On June 8 the U.S. Department of Energy’s Oak Ridge National Laboratory unveiled IBM’s Summit supercomputer and immediately billed it as the “world’s most powerful and smartest scientific supercomputer.”
As impressive as it certainly is, IBM and the DoE might get a legitimate argument about that lofty claim from other computers in the Top 500 around the world—namely in Guangzhou, China; Cern, Switzerland; and Japan. The Titan supercomputer in Oak Ridge, Tenn. was listed as No. 4 in the last ranking. We’ll have to see where Summit eventually ranks on the list, and it may well become No. 1.
Secretary of Energy Rick Perry attended the debut in Oak Ridge June 8 to meet with the ORNL team and see firsthand this monumental supercomputer that has 4,600 individual nodes—large enough to fill two tennis courts with racks of servers.
200 Quadrillion Calculations Per Second
With a peak performance of 200,000 trillion calculations per second—that’s an astounding 200 quadrillion calculations, or 200 petaflops—Summit will be eight times more powerful than America’s current top-ranked system, Titan, also housed at ORNL.

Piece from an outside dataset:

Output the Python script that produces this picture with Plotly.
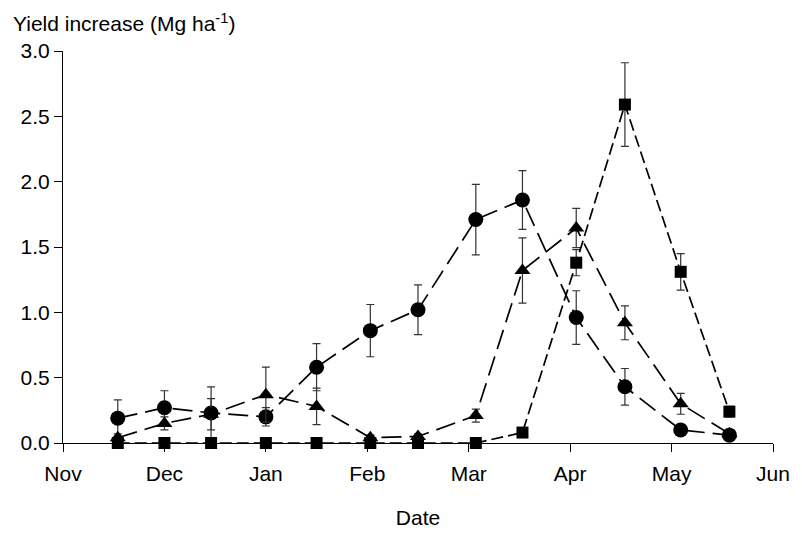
import plotly.graph_objects as go

# month offsets from 1 Nov (month-equal axis)
sample_x = [0.54, 1.0, 1.46, 2.0, 2.5, 3.03, 3.5, 4.07, 4.53, 5.06, 5.54, 6.09, 6.57]
month_ticks = [0, 1, 2, 3, 4, 5, 6, 7]
month_labels = ["Nov", "Dec", "Jan", "Feb", "Mar", "Apr", "May", "Jun"]

circle_y = [0.19, 0.27, 0.23, 0.20, 0.58, 0.86, 1.02, 1.71, 1.86, 0.96, 0.43, 0.10, 0.06]
circle_err = [0.14, 0.13, 0.20, 0.07, 0.18, 0.20, 0.19, 0.27, 0.225, 0.205, 0.14, 0.02, 0.02]

triangle_y = [0.04, 0.15, 0.22, 0.37, 0.28, 0.04, 0.05, 0.21, 1.32, 1.645, 0.92, 0.30, 0.07]
triangle_err = [0.03, 0.05, 0.12, 0.21, 0.14, 0.02, 0.02, 0.05, 0.25, 0.15, 0.13, 0.08, 0.02]

square_y = [0.0, 0.0, 0.0, 0.0, 0.0, 0.0, 0.0, 0.0, 0.08, 1.38, 2.59, 1.31, 0.24]
square_err = [0.0, 0.0, 0.0, 0.0, 0.0, 0.0, 0.0, 0.0, 0.02, 0.10, 0.32, 0.14, 0.04]

FONT = "Liberation Sans, Arial, sans-serif"
FS = 21
err_style = dict(type="data", thickness=1.2, width=4, color="#333333")

fig = go.Figure()
series = [
    (circle_y, circle_err, "circle", "20px,8px", 15),
    (triangle_y, triangle_err, "triangle-up", "20px,8px", 14),
    (square_y, square_err, "square", "12px,5px", 12),
]
for ys, errs, sym, dash, size in series:
    fig.add_trace(go.Scatter(
        x=sample_x, y=ys, mode="lines+markers",
        line=dict(color="black", width=1.7, dash=dash),
        marker=dict(symbol=sym, size=size, color="black"),
        error_y=dict(array=errs, **err_style),
        cliponaxis=False, showlegend=False,
    ))

fig.update_layout(
    width=802, height=538,
    margin=dict(l=63, r=20, t=51, b=87),
    paper_bgcolor="white", plot_bgcolor="white",
    font=dict(family=FONT, size=FS, color="black"),
    title=dict(text="Yield increase (Mg ha<sup>-1</sup>)", x=13/802, xanchor="left",
               xref="container", yref="container", y=1 - 24/538, yanchor="middle",
               font=dict(family=FONT, size=FS, color="black")),
)
fig.update_xaxes(
    range=[0, 7], tickmode="array", tickvals=month_ticks, ticktext=month_labels,
    showline=True, linecolor="black", linewidth=1, ticks="outside", ticklen=8,
    tickcolor="black", showgrid=False, zeroline=False, ticklabelstandoff=4,
    title=dict(text="Date", standoff=26, font=dict(family=FONT, size=FS)),
)
fig.update_yaxes(
    range=[0, 3], dtick=0.5, tickformat=".1f",
    showline=True, linecolor="black", linewidth=1, ticks="outside", ticklen=8,
    tickcolor="black", showgrid=False, zeroline=False,
)
fig.write_html(
    "out.html",
    config={"displayModeBar": False},
    post_script="document.body.style.margin='0';document.body.style.overflow='hidden';",
)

For specific scientific applications, Summit will be capable of more than 3 billion-billion mixed-precision calculations per second. Summit, IBM said, will provide unprecedented computing power for research in energy, advanced materials, and artificial intelligence (AI), among other domains. Summit’s power is expected to enable scientific discoveries that were previously impractical or impossible.

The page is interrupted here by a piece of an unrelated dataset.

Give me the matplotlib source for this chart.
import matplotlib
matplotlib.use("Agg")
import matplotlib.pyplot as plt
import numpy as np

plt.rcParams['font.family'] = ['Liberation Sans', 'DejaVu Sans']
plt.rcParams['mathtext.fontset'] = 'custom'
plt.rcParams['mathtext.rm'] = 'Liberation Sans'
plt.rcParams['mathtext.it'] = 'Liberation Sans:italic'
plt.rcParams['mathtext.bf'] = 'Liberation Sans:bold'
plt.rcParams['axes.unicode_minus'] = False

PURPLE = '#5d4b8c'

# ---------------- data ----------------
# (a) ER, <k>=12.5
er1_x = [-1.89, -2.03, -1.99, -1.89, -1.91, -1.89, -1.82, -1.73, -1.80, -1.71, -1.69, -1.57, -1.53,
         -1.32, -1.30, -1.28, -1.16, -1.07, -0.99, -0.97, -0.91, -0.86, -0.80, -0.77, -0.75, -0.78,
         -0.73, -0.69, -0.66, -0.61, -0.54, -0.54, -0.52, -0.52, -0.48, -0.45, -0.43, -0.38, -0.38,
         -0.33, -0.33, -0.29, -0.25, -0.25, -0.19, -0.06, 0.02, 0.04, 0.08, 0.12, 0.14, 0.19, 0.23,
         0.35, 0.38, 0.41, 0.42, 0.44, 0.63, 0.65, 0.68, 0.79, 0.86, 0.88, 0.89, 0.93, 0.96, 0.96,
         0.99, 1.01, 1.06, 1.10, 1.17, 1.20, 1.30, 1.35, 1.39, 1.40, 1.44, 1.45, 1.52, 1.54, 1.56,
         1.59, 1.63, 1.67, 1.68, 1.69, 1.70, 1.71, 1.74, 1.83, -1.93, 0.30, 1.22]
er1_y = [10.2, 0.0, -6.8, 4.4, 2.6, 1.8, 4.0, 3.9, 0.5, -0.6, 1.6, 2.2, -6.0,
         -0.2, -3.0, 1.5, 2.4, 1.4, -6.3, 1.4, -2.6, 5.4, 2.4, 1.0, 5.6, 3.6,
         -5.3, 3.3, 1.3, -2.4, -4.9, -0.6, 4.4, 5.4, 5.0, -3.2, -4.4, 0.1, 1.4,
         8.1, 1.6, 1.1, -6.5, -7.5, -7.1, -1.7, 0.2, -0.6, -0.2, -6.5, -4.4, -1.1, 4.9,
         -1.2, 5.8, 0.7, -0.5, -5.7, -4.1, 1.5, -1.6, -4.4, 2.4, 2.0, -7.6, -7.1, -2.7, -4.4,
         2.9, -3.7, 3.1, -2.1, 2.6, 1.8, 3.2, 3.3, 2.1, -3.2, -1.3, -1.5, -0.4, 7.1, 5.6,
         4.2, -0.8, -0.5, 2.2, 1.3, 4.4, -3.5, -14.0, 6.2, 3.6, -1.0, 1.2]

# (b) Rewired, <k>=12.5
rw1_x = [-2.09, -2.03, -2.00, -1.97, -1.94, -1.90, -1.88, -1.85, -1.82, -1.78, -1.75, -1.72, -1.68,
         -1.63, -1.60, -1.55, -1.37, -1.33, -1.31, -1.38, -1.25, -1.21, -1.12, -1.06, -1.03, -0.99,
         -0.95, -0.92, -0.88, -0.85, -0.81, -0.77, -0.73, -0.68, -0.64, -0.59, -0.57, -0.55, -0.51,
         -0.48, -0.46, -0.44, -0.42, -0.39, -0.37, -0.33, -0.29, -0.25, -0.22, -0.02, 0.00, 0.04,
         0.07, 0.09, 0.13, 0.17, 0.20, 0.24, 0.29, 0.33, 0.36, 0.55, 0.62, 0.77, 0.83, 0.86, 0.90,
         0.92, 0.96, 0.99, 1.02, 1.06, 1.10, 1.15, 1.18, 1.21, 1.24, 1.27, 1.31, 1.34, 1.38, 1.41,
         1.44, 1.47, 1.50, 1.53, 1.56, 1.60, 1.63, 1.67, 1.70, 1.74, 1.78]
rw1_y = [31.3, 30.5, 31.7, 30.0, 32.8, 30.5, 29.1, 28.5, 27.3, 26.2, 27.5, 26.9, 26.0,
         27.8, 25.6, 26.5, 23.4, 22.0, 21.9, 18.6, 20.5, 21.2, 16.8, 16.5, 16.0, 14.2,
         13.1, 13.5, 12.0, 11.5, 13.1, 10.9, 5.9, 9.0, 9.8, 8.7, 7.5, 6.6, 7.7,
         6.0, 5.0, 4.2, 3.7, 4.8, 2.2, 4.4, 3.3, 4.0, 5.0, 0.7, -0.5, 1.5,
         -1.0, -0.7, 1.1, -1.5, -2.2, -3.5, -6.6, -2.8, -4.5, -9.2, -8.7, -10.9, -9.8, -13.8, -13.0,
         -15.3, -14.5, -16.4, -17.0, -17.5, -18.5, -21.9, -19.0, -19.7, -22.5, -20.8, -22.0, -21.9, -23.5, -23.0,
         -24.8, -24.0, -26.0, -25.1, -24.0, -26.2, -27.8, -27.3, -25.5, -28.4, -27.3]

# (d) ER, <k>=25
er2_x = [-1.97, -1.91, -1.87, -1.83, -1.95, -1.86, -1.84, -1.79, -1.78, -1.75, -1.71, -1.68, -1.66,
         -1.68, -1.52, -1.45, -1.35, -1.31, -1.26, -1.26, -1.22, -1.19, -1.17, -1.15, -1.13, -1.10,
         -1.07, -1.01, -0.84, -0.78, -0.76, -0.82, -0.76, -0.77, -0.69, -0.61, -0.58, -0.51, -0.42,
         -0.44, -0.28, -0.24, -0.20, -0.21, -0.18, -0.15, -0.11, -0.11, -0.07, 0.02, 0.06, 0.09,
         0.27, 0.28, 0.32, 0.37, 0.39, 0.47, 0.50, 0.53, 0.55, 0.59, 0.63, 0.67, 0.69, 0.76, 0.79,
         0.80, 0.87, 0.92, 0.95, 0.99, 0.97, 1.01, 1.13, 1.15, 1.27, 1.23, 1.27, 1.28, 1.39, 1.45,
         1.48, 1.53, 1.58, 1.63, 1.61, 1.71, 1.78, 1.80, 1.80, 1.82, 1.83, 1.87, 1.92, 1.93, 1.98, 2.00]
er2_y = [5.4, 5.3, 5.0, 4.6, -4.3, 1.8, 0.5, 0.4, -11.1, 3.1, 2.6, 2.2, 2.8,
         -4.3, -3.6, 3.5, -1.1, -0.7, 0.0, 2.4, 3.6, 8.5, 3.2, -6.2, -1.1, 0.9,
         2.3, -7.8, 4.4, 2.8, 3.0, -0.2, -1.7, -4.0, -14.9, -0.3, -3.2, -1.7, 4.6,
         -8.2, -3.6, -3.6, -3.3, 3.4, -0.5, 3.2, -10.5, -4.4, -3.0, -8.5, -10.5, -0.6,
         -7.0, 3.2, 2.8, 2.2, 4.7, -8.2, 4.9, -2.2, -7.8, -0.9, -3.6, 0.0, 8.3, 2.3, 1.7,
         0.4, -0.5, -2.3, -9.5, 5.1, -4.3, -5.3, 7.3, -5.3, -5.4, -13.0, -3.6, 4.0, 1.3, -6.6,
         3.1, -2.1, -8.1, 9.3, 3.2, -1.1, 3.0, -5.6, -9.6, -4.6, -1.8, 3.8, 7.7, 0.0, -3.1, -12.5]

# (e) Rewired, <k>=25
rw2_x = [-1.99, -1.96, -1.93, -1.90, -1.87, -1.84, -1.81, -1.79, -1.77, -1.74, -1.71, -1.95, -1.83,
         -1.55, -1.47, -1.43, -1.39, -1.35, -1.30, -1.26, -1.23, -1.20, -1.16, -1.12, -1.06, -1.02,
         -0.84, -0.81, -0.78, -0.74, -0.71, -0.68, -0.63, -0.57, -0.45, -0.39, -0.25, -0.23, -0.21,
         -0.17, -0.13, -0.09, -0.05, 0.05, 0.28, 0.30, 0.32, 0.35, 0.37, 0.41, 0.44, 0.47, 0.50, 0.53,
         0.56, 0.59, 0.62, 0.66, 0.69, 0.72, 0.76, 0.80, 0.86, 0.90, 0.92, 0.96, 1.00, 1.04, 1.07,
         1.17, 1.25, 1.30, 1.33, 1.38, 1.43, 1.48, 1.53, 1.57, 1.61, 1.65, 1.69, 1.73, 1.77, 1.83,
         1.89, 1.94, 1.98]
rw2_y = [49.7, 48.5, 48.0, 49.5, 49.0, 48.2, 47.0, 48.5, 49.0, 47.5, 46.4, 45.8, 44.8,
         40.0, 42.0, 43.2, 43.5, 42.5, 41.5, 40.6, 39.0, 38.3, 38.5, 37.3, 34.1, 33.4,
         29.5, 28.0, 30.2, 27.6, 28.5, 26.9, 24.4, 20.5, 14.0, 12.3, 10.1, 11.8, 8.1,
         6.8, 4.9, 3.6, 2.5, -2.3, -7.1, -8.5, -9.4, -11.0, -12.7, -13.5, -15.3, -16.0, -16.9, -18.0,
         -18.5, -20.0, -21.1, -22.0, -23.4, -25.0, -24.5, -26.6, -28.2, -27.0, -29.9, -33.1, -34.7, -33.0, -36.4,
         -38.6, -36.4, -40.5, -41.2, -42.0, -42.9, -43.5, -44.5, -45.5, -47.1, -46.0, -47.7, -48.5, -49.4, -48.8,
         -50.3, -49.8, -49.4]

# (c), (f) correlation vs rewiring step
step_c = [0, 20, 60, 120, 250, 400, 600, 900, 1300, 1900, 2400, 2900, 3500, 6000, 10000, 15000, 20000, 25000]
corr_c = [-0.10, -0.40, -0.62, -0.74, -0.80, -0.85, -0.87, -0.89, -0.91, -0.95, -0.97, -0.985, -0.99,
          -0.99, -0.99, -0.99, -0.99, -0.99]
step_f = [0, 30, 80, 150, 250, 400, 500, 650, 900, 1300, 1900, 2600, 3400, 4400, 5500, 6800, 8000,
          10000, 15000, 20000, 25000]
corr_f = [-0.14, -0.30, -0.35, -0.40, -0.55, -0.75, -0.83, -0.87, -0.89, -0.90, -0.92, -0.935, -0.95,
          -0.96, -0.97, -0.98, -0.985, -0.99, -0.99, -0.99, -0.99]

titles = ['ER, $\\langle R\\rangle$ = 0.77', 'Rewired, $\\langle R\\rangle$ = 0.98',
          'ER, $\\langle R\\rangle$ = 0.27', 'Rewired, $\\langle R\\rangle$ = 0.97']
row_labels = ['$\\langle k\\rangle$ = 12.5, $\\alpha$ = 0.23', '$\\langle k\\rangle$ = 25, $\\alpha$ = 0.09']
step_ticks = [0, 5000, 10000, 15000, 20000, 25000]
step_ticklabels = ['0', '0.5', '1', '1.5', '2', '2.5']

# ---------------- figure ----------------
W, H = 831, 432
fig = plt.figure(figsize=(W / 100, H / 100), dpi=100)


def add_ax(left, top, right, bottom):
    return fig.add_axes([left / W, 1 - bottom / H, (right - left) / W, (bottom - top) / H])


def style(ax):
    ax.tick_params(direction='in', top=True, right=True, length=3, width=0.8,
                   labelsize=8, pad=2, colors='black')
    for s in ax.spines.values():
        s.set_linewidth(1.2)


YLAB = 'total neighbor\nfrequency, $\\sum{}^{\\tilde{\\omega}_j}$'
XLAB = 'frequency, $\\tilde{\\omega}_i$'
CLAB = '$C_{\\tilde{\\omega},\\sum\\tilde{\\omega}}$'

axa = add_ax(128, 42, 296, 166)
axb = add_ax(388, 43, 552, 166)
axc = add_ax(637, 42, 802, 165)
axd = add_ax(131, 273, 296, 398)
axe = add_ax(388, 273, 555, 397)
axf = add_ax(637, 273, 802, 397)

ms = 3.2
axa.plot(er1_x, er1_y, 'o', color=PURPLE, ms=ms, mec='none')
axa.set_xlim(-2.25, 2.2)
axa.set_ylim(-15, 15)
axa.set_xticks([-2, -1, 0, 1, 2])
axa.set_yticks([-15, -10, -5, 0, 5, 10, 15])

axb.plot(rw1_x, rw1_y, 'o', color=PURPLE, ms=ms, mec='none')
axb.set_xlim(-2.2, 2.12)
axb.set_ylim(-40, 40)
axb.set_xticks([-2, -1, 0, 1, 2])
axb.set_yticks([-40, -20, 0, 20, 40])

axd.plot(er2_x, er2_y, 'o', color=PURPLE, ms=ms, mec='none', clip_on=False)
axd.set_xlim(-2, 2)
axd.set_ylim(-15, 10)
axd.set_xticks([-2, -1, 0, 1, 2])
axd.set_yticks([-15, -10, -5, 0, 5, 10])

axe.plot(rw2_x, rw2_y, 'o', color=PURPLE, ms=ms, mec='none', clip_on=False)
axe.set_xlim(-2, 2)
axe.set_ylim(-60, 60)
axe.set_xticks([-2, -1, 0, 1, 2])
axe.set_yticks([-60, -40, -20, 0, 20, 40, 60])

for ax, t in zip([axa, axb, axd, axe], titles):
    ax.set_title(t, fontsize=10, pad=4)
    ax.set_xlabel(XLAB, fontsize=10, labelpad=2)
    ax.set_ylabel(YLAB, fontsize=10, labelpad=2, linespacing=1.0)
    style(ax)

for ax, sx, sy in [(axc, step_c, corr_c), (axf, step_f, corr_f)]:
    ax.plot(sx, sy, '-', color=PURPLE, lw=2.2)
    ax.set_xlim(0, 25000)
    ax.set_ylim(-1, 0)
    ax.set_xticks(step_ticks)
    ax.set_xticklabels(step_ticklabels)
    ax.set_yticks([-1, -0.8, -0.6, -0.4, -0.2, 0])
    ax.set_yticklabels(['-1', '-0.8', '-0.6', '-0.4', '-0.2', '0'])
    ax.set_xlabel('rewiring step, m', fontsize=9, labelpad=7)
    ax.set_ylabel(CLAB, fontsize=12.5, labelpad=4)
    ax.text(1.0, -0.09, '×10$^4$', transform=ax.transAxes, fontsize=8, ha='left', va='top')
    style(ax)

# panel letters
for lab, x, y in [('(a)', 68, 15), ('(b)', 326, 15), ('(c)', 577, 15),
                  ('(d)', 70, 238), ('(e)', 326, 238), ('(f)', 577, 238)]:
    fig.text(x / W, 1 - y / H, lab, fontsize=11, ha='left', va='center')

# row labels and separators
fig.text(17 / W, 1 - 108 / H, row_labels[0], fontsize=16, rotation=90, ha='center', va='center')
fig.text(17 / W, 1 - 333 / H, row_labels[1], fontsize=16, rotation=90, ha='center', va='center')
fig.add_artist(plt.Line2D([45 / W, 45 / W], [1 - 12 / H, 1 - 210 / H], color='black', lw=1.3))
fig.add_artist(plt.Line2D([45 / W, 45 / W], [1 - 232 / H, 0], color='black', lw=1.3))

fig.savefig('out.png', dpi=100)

“Summit is also optimized for AI in a data-intense world,” IBM Senior Vice President of Portfolio and Research Dr. John F. Kelly III said in a media advisory. “We designed a whole new heterogeneous architecture that integrates the robust data analysis of powerful IBM Power CPUs with the deep-learning capabilities of GPUs. The result is unparalleled performance on critical new applications.”
“This project has always been about pushing the boundaries of innovation and technology to solve what was previously unsolvable. For instance, with this system we can make connections and predictions that will help us advance cancer research, understand genetic factors that contribute to opioid addiction, simulate atomic interactions to develop stronger, more energy efficient materials, and better understand supernovas to explore the origins of the universe.”
Can Analyze 30 Years’ Worth of Data in an Hour
Summit’s computing capacity is so powerful that it has the ability to compute 30 years’ worth of data saved on a desktop computer in just one hour, Kelly said. ORNL researchers have also figured out how to harness the power and intelligence of Summit’s state-of-art architecture to successfully run the world’s first exascale scientific calculation, or exaops, as DOE’s fleet of proposed exascale computing systems come online in the next five years.
From its start 75 years ago, ORNL has a history and culture of solving large and difficult problems with national scope and impact, ORNL Director Thomas Zacharia said.
“ORNL scientists were among the scientific teams that achieved the first gigaflops calculations in 1988, the first teraflops calculations in 1998, the first petaflops calculations in 2008, and now the first exaops calculations in 2018,” Zacharia said. “The pioneering research of ORNL scientists and engineers has played a pivotal role in our nation’s history and continues to shape our future.”
“For the first time, we (IBM) are making the same architecture that powers Summit available in commercial form,” IBM’s Kelly said. “Clients are already using the same hybrid architecture in our business product line with the IBM Power Systems AC922 system, and the family of new IBM POWER9-based servers. The result: business computing that can help every industry advance their products and services, from banking, to healthcare, to retail, to transportation.”
Summit will be open to select projects this year while ORNL and IBM work through the acceptance process for the machine. In 2019, the bulk of access to the IBM system will go to research teams selected through DOE’s Innovative and Novel Computational Impact on Theory and Experiment (INCITE) program.